— begin Record excerpts —

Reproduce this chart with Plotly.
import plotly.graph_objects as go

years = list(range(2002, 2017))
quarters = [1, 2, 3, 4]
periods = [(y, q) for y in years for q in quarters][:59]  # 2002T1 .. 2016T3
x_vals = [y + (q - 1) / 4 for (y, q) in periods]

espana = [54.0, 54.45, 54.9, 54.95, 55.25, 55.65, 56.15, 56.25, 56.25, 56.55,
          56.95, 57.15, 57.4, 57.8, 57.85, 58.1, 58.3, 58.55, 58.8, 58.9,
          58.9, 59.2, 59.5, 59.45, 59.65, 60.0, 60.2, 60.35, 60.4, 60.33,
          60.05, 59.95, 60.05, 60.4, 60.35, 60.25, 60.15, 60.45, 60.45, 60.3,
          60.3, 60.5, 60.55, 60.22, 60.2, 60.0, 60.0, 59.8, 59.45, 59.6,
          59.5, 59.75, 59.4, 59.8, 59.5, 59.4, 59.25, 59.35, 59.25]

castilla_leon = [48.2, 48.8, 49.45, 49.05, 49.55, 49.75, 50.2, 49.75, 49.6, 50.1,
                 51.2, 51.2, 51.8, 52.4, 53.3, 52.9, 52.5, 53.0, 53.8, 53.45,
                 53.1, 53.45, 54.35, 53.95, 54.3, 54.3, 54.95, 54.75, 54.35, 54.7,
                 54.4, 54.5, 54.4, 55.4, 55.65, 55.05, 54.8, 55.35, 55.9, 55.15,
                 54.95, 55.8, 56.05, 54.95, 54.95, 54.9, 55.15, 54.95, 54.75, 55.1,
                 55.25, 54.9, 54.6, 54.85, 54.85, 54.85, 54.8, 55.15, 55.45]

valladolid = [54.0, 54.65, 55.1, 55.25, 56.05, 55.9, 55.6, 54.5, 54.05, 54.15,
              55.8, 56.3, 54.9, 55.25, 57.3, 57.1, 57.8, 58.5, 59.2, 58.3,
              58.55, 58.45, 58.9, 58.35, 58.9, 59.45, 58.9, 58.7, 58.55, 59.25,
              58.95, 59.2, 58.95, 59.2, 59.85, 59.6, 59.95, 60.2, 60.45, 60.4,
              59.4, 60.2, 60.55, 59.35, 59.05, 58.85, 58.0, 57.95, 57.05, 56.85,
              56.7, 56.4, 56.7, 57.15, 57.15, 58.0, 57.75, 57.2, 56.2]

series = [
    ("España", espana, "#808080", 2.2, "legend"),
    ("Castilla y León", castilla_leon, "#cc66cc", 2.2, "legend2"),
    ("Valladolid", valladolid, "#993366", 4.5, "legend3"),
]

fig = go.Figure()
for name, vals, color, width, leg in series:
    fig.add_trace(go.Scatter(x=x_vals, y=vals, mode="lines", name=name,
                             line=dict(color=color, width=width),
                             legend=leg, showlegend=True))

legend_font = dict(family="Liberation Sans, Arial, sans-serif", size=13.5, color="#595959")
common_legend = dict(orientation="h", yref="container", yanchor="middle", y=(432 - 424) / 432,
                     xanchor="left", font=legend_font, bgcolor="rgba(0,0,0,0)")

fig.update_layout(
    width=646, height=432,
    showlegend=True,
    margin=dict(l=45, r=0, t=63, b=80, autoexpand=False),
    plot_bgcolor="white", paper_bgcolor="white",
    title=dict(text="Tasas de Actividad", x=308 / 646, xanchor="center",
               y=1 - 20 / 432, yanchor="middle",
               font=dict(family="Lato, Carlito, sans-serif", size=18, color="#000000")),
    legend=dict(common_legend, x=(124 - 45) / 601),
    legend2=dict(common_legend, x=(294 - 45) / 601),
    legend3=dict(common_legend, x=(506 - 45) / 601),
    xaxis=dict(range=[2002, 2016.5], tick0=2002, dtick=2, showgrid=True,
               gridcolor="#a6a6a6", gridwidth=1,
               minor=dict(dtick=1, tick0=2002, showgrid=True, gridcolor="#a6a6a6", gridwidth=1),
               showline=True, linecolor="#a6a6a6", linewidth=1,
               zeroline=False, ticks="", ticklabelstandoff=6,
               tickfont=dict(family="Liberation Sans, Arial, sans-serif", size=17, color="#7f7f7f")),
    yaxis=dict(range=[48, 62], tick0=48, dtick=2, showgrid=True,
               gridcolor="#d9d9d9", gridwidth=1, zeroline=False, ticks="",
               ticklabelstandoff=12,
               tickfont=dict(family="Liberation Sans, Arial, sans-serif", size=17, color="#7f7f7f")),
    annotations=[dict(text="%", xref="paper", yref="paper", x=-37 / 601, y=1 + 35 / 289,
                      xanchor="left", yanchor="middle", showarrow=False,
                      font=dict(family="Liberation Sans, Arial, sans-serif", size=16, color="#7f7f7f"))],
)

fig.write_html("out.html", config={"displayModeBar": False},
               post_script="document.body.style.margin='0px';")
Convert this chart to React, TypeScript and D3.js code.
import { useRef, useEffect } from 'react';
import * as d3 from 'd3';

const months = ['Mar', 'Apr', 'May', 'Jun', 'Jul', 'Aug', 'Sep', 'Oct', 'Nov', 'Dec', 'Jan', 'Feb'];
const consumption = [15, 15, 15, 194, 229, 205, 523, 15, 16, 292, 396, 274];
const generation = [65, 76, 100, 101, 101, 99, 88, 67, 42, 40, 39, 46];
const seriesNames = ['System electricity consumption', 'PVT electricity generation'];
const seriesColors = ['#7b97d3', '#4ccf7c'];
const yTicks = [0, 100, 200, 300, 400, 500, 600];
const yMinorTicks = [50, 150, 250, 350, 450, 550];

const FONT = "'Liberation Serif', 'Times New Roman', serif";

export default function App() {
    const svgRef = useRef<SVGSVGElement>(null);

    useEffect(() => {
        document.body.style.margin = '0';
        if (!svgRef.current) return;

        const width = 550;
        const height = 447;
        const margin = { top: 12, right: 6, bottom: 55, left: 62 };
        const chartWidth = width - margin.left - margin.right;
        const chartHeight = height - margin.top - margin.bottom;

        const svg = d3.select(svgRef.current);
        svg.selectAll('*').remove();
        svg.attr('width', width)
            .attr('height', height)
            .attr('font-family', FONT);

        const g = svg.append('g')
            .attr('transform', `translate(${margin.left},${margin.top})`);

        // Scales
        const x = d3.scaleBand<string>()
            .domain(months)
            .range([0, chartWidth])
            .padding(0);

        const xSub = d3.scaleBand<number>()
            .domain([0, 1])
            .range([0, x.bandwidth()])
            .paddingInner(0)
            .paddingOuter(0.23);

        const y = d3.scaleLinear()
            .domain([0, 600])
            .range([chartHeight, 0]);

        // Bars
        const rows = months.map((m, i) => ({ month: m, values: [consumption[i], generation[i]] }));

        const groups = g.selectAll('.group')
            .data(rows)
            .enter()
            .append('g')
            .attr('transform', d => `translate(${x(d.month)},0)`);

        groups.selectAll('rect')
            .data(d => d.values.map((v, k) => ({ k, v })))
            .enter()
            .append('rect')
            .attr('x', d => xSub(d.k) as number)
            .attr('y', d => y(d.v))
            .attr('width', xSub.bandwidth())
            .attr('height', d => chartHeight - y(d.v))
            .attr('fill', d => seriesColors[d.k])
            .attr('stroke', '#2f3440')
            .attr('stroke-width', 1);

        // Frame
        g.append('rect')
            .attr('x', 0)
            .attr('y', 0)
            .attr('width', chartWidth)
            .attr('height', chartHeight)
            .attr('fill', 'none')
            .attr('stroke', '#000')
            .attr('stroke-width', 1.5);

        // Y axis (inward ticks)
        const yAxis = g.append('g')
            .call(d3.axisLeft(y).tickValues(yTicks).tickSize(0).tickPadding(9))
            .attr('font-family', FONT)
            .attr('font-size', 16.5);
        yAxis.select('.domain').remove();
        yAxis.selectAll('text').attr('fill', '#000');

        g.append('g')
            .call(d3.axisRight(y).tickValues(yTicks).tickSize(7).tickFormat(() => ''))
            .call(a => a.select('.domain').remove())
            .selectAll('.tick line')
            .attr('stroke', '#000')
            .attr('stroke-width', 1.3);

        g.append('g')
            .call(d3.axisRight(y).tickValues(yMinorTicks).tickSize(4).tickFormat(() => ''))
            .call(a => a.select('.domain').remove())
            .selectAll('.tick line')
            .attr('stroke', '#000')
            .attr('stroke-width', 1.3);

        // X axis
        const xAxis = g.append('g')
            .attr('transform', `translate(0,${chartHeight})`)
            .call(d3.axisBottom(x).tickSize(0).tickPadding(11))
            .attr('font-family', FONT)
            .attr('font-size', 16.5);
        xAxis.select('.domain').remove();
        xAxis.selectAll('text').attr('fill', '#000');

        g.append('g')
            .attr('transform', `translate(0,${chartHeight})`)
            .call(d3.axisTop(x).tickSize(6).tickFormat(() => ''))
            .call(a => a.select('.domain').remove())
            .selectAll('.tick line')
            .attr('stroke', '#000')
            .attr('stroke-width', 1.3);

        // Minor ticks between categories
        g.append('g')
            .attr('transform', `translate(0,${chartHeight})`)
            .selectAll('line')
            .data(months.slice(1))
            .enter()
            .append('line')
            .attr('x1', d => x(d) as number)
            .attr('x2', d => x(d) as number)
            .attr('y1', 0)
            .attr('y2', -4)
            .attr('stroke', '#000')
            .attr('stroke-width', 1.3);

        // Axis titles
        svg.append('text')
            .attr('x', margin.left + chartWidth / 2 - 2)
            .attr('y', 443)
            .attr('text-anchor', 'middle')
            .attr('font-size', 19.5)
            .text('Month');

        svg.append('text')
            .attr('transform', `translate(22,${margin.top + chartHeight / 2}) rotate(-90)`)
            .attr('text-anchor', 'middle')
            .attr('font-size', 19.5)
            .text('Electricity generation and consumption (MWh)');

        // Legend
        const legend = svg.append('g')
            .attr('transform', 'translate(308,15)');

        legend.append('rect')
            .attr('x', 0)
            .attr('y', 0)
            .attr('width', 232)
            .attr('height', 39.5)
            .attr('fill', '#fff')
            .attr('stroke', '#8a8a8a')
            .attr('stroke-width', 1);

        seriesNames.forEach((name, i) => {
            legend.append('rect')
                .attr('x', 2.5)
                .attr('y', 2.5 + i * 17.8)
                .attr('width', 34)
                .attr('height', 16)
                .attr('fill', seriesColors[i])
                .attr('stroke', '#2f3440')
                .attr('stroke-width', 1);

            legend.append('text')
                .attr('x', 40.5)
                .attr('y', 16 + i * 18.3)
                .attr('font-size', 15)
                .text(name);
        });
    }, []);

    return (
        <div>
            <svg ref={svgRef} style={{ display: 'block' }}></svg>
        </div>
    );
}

— end Record excerpts —

Prompt
Set down each line of the material verbatim, from the first line through the line that contains "x_vals = [y".

Reply to the exercise
Reproduce this chart with Plotly.
import plotly.graph_objects as go

years = list(range(2002, 2017))
quarters = [1, 2, 3, 4]
periods = [(y, q) for y in years for q in quarters][:59]  # 2002T1 .. 2016T3
x_vals = [y + (q - 1) / 4 for (y, q) in periods]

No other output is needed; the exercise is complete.